RECORD LIST:
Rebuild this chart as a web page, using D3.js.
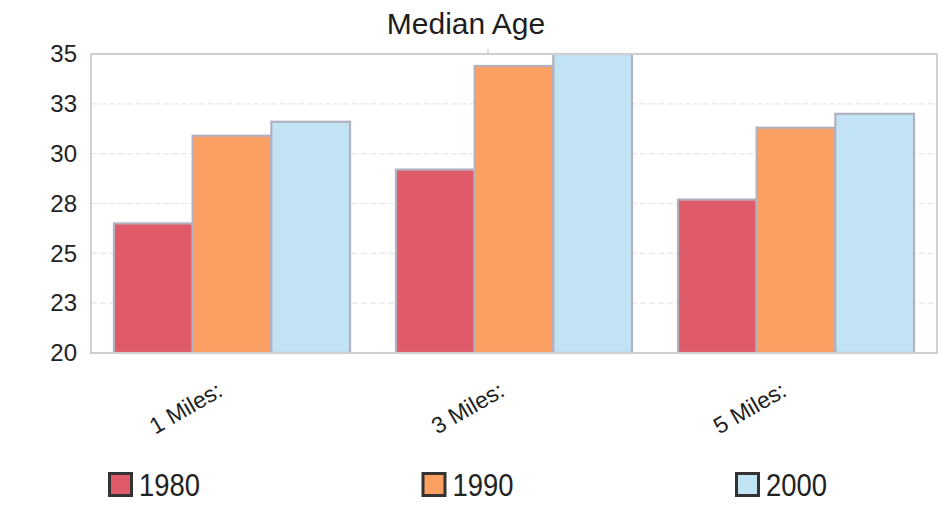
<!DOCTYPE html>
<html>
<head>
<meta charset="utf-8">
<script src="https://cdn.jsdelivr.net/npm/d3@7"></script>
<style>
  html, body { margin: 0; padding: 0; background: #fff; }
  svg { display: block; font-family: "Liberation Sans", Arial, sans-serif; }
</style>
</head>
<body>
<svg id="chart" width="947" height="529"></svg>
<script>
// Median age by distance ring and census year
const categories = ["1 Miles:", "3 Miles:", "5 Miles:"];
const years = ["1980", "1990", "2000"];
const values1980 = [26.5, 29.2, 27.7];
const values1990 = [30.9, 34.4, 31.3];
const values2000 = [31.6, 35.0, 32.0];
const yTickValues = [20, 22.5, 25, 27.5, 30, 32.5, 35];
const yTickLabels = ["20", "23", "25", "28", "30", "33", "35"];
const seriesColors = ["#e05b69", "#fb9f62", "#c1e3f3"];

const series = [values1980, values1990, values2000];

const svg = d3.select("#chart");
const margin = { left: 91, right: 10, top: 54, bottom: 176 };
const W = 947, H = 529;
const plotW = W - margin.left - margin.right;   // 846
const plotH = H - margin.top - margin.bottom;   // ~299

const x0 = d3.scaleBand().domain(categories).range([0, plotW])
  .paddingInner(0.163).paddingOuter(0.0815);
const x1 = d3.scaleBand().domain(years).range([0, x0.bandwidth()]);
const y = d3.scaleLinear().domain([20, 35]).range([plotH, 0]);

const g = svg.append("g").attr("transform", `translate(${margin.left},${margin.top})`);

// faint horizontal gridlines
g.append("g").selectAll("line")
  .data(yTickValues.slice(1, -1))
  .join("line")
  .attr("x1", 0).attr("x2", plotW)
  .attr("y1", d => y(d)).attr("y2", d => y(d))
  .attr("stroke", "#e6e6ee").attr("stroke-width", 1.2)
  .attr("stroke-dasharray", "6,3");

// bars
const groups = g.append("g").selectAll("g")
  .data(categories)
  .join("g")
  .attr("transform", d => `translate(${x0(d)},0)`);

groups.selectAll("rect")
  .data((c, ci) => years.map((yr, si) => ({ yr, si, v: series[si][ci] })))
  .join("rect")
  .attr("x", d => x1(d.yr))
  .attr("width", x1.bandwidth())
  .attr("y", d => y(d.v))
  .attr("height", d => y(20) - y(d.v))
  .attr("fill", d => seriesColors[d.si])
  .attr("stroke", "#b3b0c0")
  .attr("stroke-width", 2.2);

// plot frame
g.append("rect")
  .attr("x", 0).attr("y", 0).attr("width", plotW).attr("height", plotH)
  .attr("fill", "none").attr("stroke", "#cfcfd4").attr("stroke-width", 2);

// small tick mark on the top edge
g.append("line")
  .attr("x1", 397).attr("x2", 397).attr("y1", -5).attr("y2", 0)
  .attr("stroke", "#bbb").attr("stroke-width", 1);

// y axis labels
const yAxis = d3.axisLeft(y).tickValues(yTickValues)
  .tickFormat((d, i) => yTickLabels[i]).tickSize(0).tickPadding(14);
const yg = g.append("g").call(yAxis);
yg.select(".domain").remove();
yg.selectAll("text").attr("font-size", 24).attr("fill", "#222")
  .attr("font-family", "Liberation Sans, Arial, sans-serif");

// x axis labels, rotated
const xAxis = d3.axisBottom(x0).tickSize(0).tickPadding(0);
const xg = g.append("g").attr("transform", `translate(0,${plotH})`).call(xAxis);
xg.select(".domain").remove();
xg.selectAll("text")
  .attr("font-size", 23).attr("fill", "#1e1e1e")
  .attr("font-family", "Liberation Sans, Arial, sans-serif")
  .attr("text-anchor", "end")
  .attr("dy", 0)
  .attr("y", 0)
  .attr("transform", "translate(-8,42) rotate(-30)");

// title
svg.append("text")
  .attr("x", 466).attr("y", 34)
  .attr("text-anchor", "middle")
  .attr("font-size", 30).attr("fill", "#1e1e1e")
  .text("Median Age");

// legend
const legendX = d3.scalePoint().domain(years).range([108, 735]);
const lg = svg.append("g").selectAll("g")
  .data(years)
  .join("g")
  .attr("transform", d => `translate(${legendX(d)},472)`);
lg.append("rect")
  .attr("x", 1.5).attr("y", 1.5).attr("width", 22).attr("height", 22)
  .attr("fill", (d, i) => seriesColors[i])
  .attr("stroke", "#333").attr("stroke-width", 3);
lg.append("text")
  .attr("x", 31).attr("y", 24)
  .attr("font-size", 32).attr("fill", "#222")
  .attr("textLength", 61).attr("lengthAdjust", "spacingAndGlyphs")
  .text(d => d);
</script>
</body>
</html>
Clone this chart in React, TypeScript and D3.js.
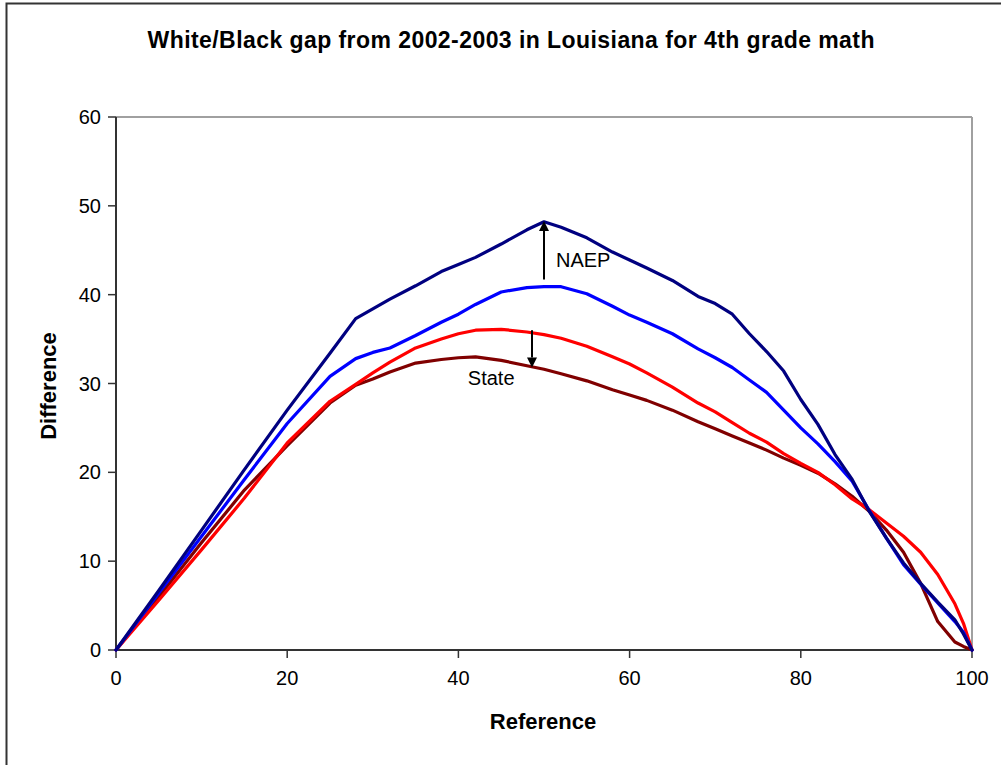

WHAT IS BEING ASKED: Copy the data word for word. Pictures do not go in the copy.

WRITTEN RESPONSE:
Rebuild this chart as a web page, using D3.js.
<!DOCTYPE html>
<html>
<head>
<meta charset="utf-8">
<script src="https://cdn.jsdelivr.net/npm/d3@7"></script>
<style>
  html, body { margin: 0; padding: 0; background: #fff; }
  svg { display: block; font-family: "Liberation Sans", Arial, sans-serif; }
</style>
</head>
<body>
<svg id="chart" width="947" height="529"></svg>
<script>
// Median age by distance ring and census year
const categories = ["1 Miles:", "3 Miles:", "5 Miles:"];
const years = ["1980", "1990", "2000"];
const values1980 = [26.5, 29.2, 27.7];
const values1990 = [30.9, 34.4, 31.3];
const values2000 = [31.6, 35.0, 32.0];
const yTickValues = [20, 22.5, 25, 27.5, 30, 32.5, 35];
const yTickLabels = ["20", "23", "25", "28", "30", "33", "35"];
const seriesColors = ["#e05b69", "#fb9f62", "#c1e3f3"];

const series = [values1980, values1990, values2000];

const svg = d3.select("#chart");
const margin = { left: 91, right: 10, top: 54, bottom: 176 };
const W = 947, H = 529;
const plotW = W - margin.left - margin.right;   // 846
const plotH = H - margin.top - margin.bottom;   // ~299

const x0 = d3.scaleBand().domain(categories).range([0, plotW])
  .paddingInner(0.163).paddingOuter(0.0815);
const x1 = d3.scaleBand().domain(years).range([0, x0.bandwidth()]);
const y = d3.scaleLinear().domain([20, 35]).range([plotH, 0]);

const g = svg.append("g").attr("transform", `translate(${margin.left},${margin.top})`);

// faint horizontal gridlines
g.append("g").selectAll("line")
  .data(yTickValues.slice(1, -1))
  .join("line")
  .attr("x1", 0).attr("x2", plotW)
  .attr("y1", d => y(d)).attr("y2", d => y(d))
  .attr("stroke", "#e6e6ee").attr("stroke-width", 1.2)
  .attr("stroke-dasharray", "6,3");

// bars
const groups = g.append("g").selectAll("g")
  .data(categories)
  .join("g")
  .attr("transform", d => `translate(${x0(d)},0)`);

groups.selectAll("rect")
  .data((c, ci) => years.map((yr, si) => ({ yr, si, v: series[si][ci] })))
  .join("rect")
  .attr("x", d => x1(d.yr))
  .attr("width", x1.bandwidth())
  .attr("y", d => y(d.v))
  .attr("height", d => y(20) - y(d.v))
  .attr("fill", d => seriesColors[d.si])
  .attr("stroke", "#b3b0c0")
  .attr("stroke-width", 2.2);

// plot frame
g.append("rect")
  .attr("x", 0).attr("y", 0).attr("width", plotW).attr("height", plotH)
  .attr("fill", "none").attr("stroke", "#cfcfd4").attr("stroke-width", 2);

// small tick mark on the top edge
g.append("line")
  .attr("x1", 397).attr("x2", 397).attr("y1", -5).attr("y2", 0)
  .attr("stroke", "#bbb").attr("stroke-width", 1);

// y axis labels
const yAxis = d3.axisLeft(y).tickValues(yTickValues)
  .tickFormat((d, i) => yTickLabels[i]).tickSize(0).tickPadding(14);
const yg = g.append("g").call(yAxis);
yg.select(".domain").remove();
yg.selectAll("text").attr("font-size", 24).attr("fill", "#222")
  .attr("font-family", "Liberation Sans, Arial, sans-serif");

// x axis labels, rotated
const xAxis = d3.axisBottom(x0).tickSize(0).tickPadding(0);
const xg = g.append("g").attr("transform", `translate(0,${plotH})`).call(xAxis);
xg.select(".domain").remove();
xg.selectAll("text")
  .attr("font-size", 23).attr("fill", "#1e1e1e")
  .attr("font-family", "Liberation Sans, Arial, sans-serif")
  .attr("text-anchor", "end")
  .attr("dy", 0)
  .attr("y", 0)
  .attr("transform", "translate(-8,42) rotate(-30)");

// title
svg.append("text")
  .attr("x", 466).attr("y", 34)
  .attr("text-anchor", "middle")
  .attr("font-size", 30).attr("fill", "#1e1e1e")
  .text("Median Age");

// legend
const legendX = d3.scalePoint().domain(years).range([108, 735]);
const lg = svg.append("g").selectAll("g")
  .data(years)
  .join("g")
  .attr("transform", d => `translate(${legendX(d)},472)`);
lg.append("rect")
  .attr("x", 1.5).attr("y", 1.5).attr("width", 22).attr("height", 22)
  .attr("fill", (d, i) => seriesColors[i])
  .attr("stroke", "#333").attr("stroke-width", 3);
lg.append("text")
  .attr("x", 31).attr("y", 24)
  .attr("font-size", 32).attr("fill", "#222")
  .attr("textLength", 61).attr("lengthAdjust", "spacingAndGlyphs")
  .text(d => d);
</script>
</body>
</html>
Clone this chart in React, TypeScript and D3.js.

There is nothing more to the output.